As seen in the picture of the trucks above, there is a gap between the frame and the wheels.  This is where I put the pickup wires.  I took the wire from burned out Athearn bulbs and made a simple loop around each wheel (the wheels are all individual, held together by the black plastic sleeve.  I can explain other ways to do this wiring if you have different wheelsets).  Below is the wired up truck.  It took several tries to get this right.  Basically the wire sits on the axle without being too tight and restricting turning, but is tight enough to provide constant contact.
Now the wires need a place to go.  I used my Dremel and vertical stand to drill a holes through the bottom of the frame.  It is the hole between the coupler screw and the truck mounting hole.  There is an identical one on the other end.  The wires go up and into the car where I used instant glue to guide them up the stairwell to above the circuit area.
Below is the lighting circuit completed.  I found the plans for this circuit in Model Railroader.  I do not remember the month unfortunately...  Anyways, the author was using it to provide lighting in his buildings using the track bus wires.  Fortunately it works just a well for lighting rolling stock!
 
Its consists of a small piece of wafer board, a 4700 Ohm resistor (I used a 1/4 Watt), a 220 microfarad capacitor (25 Volts or higher works perfectly), and a 1 Amp bridge rectifier (DF005M on Jameco Electronics website).  These are important to use.  The lights are DC powered so the AC powered track would blow them straight out.  The bridge rectifier converts the AC power to DC power, so now any lights can be used!  The resistor drops the voltage from about 12V (from the DCC system) to the ~3V of the lights.  The capacitor keeps the lights from flickering across dirty track or powerless switch frogs.
These pictures show how it is wired (front and back).  The AC power from the tracks goes to the ~ symbols, the positive output to the resistor, then to the lights.  The negative output goes to the lights.  The capacitor bridges the two outputs.

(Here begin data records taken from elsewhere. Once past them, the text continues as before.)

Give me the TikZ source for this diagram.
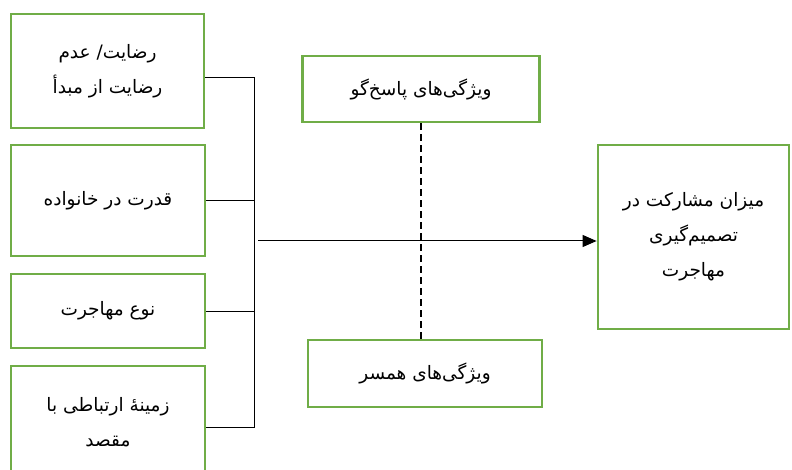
\documentclass[tikz,border=0pt]{standalone}
\usepackage{fontspec}
\newfontfamily\arabicfont[Script=Arabic]{DejaVu Sans}
\TeXXeTstate=1
\usetikzlibrary{arrows.meta}
\definecolor{boxgreen}{RGB}{112,173,71}
\newcommand{\fa}[1]{{\arabicfont\beginR #1\endR}}

\begin{document}
\begin{tikzpicture}[x=1pt,y=-1pt,
        font=\fontsize{18.5}{35}\selectfont,
        main node/.style={rectangle,draw=boxgreen,line width=2.8pt,inner sep=2pt,align=center},
        link/.style={line width=1pt},
        dash link/.style={line width=1.3pt,dash pattern=on 7pt off 4pt}]

    \useasboundingbox (0,0) rectangle (792,470);

    \node[main node] [minimum width=193pt,minimum height=114pt] (f1) at (107.5,71) {\fa{رضایت/ عدم}\\\fa{رضایت از مبدأ}};
    \node[main node] [minimum width=194pt,minimum height=111pt] (f2) at (108,200.5) {\fa{قدرت در خانواده}};
    \node[main node] [minimum width=194pt,minimum height=74pt] (f3) at (108,311) {\fa{نوع مهاجرت}};
    \node[main node] [minimum width=194pt,minimum height=112pt] (f4) at (108,422) {\fa{زمینهٔ ارتباطی با}\\\fa{مقصد}};
    \node[main node] [minimum width=237pt,minimum height=66pt] (resp) at (421,89) {\fa{ویژگی‌های پاسخ‌گو}};
    \node[main node] [minimum width=234pt,minimum height=67pt] (spouse) at (425,373.5) {\fa{ویژگی‌های همسر}};
    \node[main node] [minimum width=191pt,minimum height=184pt] (dec) at (693.5,237) {\fa{میزان مشارکت در}\\\fa{تصمیم‌گیری}\\\fa{مهاجرت}};

    \coordinate (bustop) at (254,78);
    \coordinate (busbot) at (254,427);
    \coordinate (hub) at (258,241);

    \draw[link] (f1.east |- bustop) -- (bustop) -- (busbot) -- (f4.east |- busbot);
    \draw[link] (f2.east) -- (f2.east -| bustop);
    \draw[link] (f3.east) -- (f3.east -| bustop);
    \draw[link,-{Triangle[length=14pt,width=12pt]}] (hub) -- (hub -| dec.west);
    \draw[dash link] (resp.south) -- (resp.south |- spouse.north);
\end{tikzpicture}
\end{document}
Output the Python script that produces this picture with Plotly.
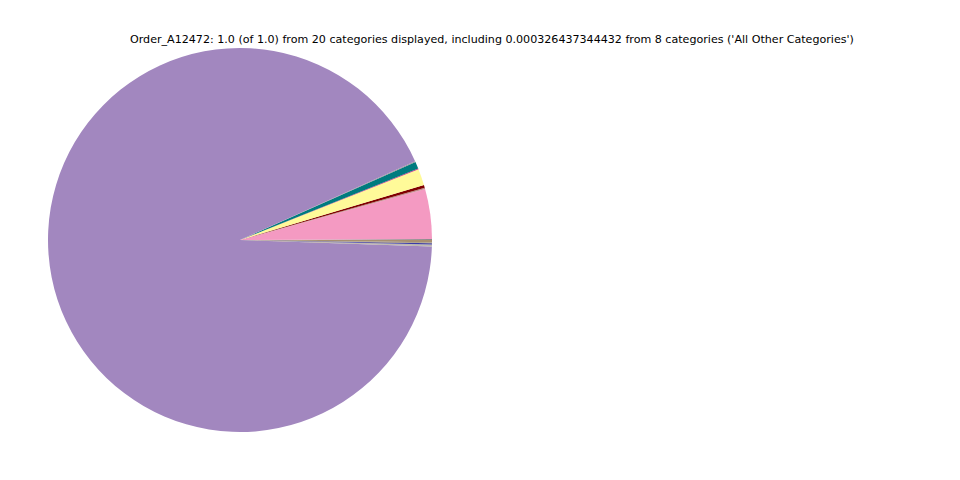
import plotly.graph_objects as go

categories = [
    "Cat_01", "Cat_02", "Cat_03", "Cat_04", "Cat_05", "Cat_06", "Cat_07",
    "Cat_08", "Cat_09", "Cat_10", "Cat_11", "Cat_12", "Cat_13", "Cat_14",
    "Cat_15", "Cat_16", "Cat_17", "Cat_18", "Cat_19", "All Other Categories",
]
values = [
    0.0018, 0.0008, 0.0420, 0.0010, 0.0025, 0.0138, 0.0006, 0.0058, 0.0008,
    0.0, 0.0003, 0.0003, 0.0002, 0.0002, 0.0002, 0.0002, 0.0002, 0.0010, 0.0006,
    0.000326437344432,
]
colors = [
    "#a89070", "#8c8c8c", "#f49ac2", "#c08a8a", "#800000", "#fffa99", "#d0207f",
    "#007b7f", "#909090", "#a287bf", "#b0b0b0", "#c0a070", "#808080", "#a0a0a0",
    "#b09080", "#9090b0", "#a0a080", "#3a3aa8", "#a08a60", "#909090",
]
values[9] = 1.0 - sum(v for i, v in enumerate(values) if i != 9)

title_text = ("Order_A12472: 1.0 (of 1.0) from 20 categories displayed, including "
              "0.000326437344432 from 8 categories ('All Other Categories')")

fig = go.Figure(go.Pie(
    labels=categories,
    values=values,
    marker=dict(colors=colors, line=dict(width=0)),
    sort=False,
    direction="counterclockwise",
    rotation=90,
    textinfo="none",
    hoverinfo="label+value",
    domain=dict(x=[40 / 960, 424 / 960], y=[56 / 480, 440 / 480]),
    showlegend=False,
))

fig.update_layout(
    width=960, height=480,
    margin=dict(l=0, r=0, t=0, b=0),
    paper_bgcolor="white", plot_bgcolor="white",
    annotations=[dict(
        text=title_text, x=484 / 960, y=1 - 32 / 480, xref="paper", yref="paper",
        xanchor="center", yanchor="middle", showarrow=False,
        font=dict(family="DejaVu Sans", size=11.1, color="black"),
    )],
)

fig.write_html("out.html")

Now the wires are run to the lights. 

The lights are these seen here at MicroMark.  They are cheaper on eBay but take a very long time to arrive.  Basically they can be cut to the necessary length then stuck in place.  Fortunately for me, a strip of 3 and a strip of 9 fits perfectly.  I soldered the lights up to each other and the circuit.
Lastly, I ran them through the car, attached them in the desired location and secured the circuit.  I also put a few drops of instant glue in to control the wires and ensure the lights stay.  Incredibly simple!

To finish it up, I tested the lights out then reassembled the car!  Oh, and I put in some passengers.  Below are shots of the lighting on and the lighting off.

 
And that's it!  I spent about four hours over three days doing this.  The second one only took three hours.  If you have any questions on your install, please do not hesitate to ask!  I have done these on a few other cars.
 
Other things could be added, like on/off switches, dimmers, things like that.  To be clear, this car has the lights on as long as the track has power.  A switch or a DCC decoder could control that, but I didn't really want or need one. 
 
And now for the random pic of the day!
 
 
This is one of the new GE ET44AC locomotives.  These are the first locomotives to be EPA Tier IV compliant, and certainly distinct.  This GECX 2032 is one of the test bed engines that the Class I's have been running.  Here it is on a BNSF train being led by a Citirail ES44AC.  I caught this engine on the way home from work.  It was fun to come across such a rare locomotive without anyone else seeing it!